Source code of charts:

=-=-=

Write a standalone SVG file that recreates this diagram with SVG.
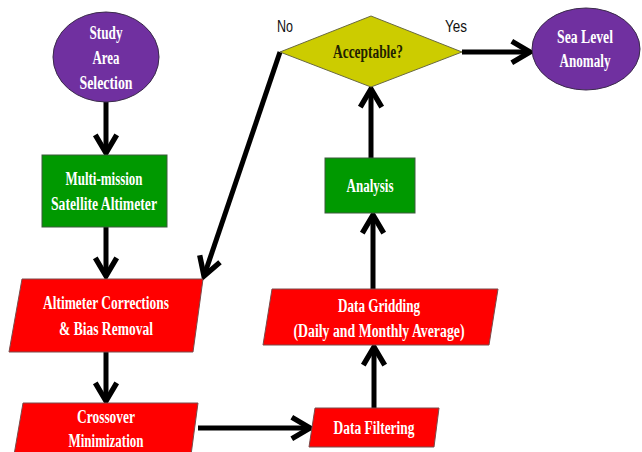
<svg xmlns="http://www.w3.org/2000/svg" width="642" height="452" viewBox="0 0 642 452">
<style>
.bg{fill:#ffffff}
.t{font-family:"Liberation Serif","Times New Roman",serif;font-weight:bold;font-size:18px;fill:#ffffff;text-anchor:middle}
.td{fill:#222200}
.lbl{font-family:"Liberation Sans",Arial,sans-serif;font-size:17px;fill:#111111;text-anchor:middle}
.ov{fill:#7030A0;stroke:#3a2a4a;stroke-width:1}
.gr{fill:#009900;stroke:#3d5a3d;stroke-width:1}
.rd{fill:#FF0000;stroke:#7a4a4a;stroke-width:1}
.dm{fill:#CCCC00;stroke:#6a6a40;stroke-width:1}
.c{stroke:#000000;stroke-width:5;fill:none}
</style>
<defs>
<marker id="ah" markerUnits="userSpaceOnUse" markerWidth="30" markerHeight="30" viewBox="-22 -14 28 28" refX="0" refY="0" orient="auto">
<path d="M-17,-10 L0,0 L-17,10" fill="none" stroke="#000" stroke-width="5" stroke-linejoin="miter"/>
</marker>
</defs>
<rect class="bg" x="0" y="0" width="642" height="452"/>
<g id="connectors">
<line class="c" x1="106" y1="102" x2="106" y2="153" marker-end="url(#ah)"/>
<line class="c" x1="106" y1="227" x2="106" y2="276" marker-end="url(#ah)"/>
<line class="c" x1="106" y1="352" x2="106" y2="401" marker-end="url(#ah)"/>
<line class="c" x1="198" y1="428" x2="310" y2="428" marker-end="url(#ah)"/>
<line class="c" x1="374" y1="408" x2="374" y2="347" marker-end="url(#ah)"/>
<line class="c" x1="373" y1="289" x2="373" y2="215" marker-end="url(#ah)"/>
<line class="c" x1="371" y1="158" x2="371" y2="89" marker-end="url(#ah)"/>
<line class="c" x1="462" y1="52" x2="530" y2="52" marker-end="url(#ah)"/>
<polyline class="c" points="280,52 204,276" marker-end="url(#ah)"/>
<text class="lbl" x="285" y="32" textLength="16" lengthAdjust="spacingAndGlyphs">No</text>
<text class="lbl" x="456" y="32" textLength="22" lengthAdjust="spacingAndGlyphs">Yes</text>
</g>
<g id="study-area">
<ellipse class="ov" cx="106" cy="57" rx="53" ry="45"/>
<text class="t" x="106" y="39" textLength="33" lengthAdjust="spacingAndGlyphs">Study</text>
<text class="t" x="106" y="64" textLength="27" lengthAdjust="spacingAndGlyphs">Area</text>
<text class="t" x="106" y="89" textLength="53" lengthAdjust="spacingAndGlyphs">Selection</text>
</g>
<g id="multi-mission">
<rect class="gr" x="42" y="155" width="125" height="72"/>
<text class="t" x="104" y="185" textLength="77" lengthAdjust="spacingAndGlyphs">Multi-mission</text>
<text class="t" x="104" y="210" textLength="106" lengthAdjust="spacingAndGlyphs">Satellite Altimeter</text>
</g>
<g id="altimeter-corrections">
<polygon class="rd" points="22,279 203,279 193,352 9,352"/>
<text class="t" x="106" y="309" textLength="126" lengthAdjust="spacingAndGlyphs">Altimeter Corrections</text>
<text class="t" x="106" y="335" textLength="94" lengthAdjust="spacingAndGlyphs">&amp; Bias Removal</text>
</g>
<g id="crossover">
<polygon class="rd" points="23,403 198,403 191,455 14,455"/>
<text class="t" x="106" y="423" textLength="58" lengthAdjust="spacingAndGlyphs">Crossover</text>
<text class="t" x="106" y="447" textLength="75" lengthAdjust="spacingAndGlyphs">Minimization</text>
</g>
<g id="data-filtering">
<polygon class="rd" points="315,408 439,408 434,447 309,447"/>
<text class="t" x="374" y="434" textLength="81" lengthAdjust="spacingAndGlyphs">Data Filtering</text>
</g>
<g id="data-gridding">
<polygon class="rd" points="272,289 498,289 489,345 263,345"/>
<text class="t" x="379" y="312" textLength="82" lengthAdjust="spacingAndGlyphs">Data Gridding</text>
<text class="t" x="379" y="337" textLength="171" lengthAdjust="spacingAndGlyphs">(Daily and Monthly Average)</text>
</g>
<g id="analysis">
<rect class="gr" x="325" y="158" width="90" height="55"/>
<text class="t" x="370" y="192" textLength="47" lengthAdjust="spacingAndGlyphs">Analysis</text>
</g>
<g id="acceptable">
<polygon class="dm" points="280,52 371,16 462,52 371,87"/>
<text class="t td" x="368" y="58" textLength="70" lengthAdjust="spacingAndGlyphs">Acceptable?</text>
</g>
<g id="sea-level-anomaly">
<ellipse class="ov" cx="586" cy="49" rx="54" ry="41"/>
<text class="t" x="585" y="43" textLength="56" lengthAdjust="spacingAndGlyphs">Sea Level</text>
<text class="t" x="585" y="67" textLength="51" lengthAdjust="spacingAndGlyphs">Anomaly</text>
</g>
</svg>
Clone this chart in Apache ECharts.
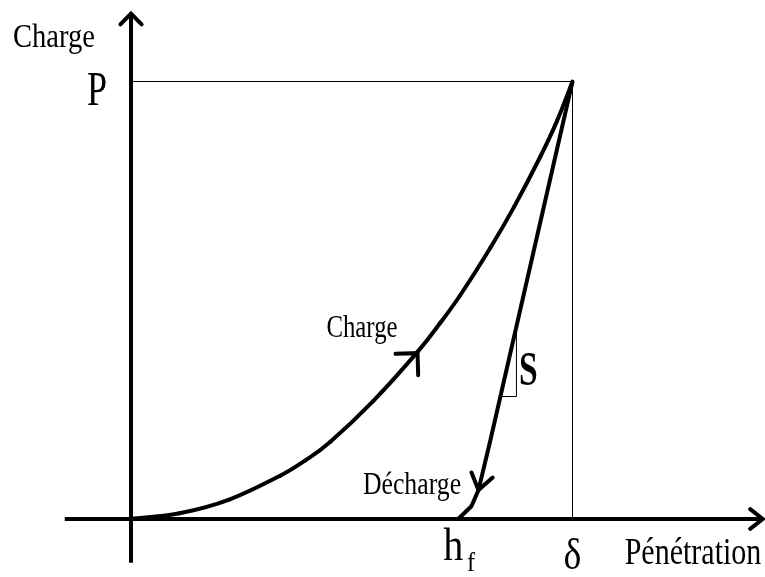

=-=-=

Extract the full listing above verbatim; pictures are to be left out of the copy.

**Response for this exercise:**
Write a standalone SVG file that recreates this diagram with SVG.
<svg xmlns="http://www.w3.org/2000/svg" width="642" height="452" viewBox="0 0 642 452">
<style>
.bg{fill:#ffffff}
.t{font-family:"Liberation Serif","Times New Roman",serif;font-weight:bold;font-size:18px;fill:#ffffff;text-anchor:middle}
.td{fill:#222200}
.lbl{font-family:"Liberation Sans",Arial,sans-serif;font-size:17px;fill:#111111;text-anchor:middle}
.ov{fill:#7030A0;stroke:#3a2a4a;stroke-width:1}
.gr{fill:#009900;stroke:#3d5a3d;stroke-width:1}
.rd{fill:#FF0000;stroke:#7a4a4a;stroke-width:1}
.dm{fill:#CCCC00;stroke:#6a6a40;stroke-width:1}
.c{stroke:#000000;stroke-width:5;fill:none}
</style>
<defs>
<marker id="ah" markerUnits="userSpaceOnUse" markerWidth="30" markerHeight="30" viewBox="-22 -14 28 28" refX="0" refY="0" orient="auto">
<path d="M-17,-10 L0,0 L-17,10" fill="none" stroke="#000" stroke-width="5" stroke-linejoin="miter"/>
</marker>
</defs>
<rect class="bg" x="0" y="0" width="642" height="452"/>
<g id="connectors">
<line class="c" x1="106" y1="102" x2="106" y2="153" marker-end="url(#ah)"/>
<line class="c" x1="106" y1="227" x2="106" y2="276" marker-end="url(#ah)"/>
<line class="c" x1="106" y1="352" x2="106" y2="401" marker-end="url(#ah)"/>
<line class="c" x1="198" y1="428" x2="310" y2="428" marker-end="url(#ah)"/>
<line class="c" x1="374" y1="408" x2="374" y2="347" marker-end="url(#ah)"/>
<line class="c" x1="373" y1="289" x2="373" y2="215" marker-end="url(#ah)"/>
<line class="c" x1="371" y1="158" x2="371" y2="89" marker-end="url(#ah)"/>
<line class="c" x1="462" y1="52" x2="530" y2="52" marker-end="url(#ah)"/>
<polyline class="c" points="280,52 204,276" marker-end="url(#ah)"/>
<text class="lbl" x="285" y="32" textLength="16" lengthAdjust="spacingAndGlyphs">No</text>
<text class="lbl" x="456" y="32" textLength="22" lengthAdjust="spacingAndGlyphs">Yes</text>
</g>
<g id="study-area">
<ellipse class="ov" cx="106" cy="57" rx="53" ry="45"/>
<text class="t" x="106" y="39" textLength="33" lengthAdjust="spacingAndGlyphs">Study</text>
<text class="t" x="106" y="64" textLength="27" lengthAdjust="spacingAndGlyphs">Area</text>
<text class="t" x="106" y="89" textLength="53" lengthAdjust="spacingAndGlyphs">Selection</text>
</g>
<g id="multi-mission">
<rect class="gr" x="42" y="155" width="125" height="72"/>
<text class="t" x="104" y="185" textLength="77" lengthAdjust="spacingAndGlyphs">Multi-mission</text>
<text class="t" x="104" y="210" textLength="106" lengthAdjust="spacingAndGlyphs">Satellite Altimeter</text>
</g>
<g id="altimeter-corrections">
<polygon class="rd" points="22,279 203,279 193,352 9,352"/>
<text class="t" x="106" y="309" textLength="126" lengthAdjust="spacingAndGlyphs">Altimeter Corrections</text>
<text class="t" x="106" y="335" textLength="94" lengthAdjust="spacingAndGlyphs">&amp; Bias Removal</text>
</g>
<g id="crossover">
<polygon class="rd" points="23,403 198,403 191,455 14,455"/>
<text class="t" x="106" y="423" textLength="58" lengthAdjust="spacingAndGlyphs">Crossover</text>
<text class="t" x="106" y="447" textLength="75" lengthAdjust="spacingAndGlyphs">Minimization</text>
</g>
<g id="data-filtering">
<polygon class="rd" points="315,408 439,408 434,447 309,447"/>
<text class="t" x="374" y="434" textLength="81" lengthAdjust="spacingAndGlyphs">Data Filtering</text>
</g>
<g id="data-gridding">
<polygon class="rd" points="272,289 498,289 489,345 263,345"/>
<text class="t" x="379" y="312" textLength="82" lengthAdjust="spacingAndGlyphs">Data Gridding</text>
<text class="t" x="379" y="337" textLength="171" lengthAdjust="spacingAndGlyphs">(Daily and Monthly Average)</text>
</g>
<g id="analysis">
<rect class="gr" x="325" y="158" width="90" height="55"/>
<text class="t" x="370" y="192" textLength="47" lengthAdjust="spacingAndGlyphs">Analysis</text>
</g>
<g id="acceptable">
<polygon class="dm" points="280,52 371,16 462,52 371,87"/>
<text class="t td" x="368" y="58" textLength="70" lengthAdjust="spacingAndGlyphs">Acceptable?</text>
</g>
<g id="sea-level-anomaly">
<ellipse class="ov" cx="586" cy="49" rx="54" ry="41"/>
<text class="t" x="585" y="43" textLength="56" lengthAdjust="spacingAndGlyphs">Sea Level</text>
<text class="t" x="585" y="67" textLength="51" lengthAdjust="spacingAndGlyphs">Anomaly</text>
</g>
</svg>
Clone this chart in Apache ECharts.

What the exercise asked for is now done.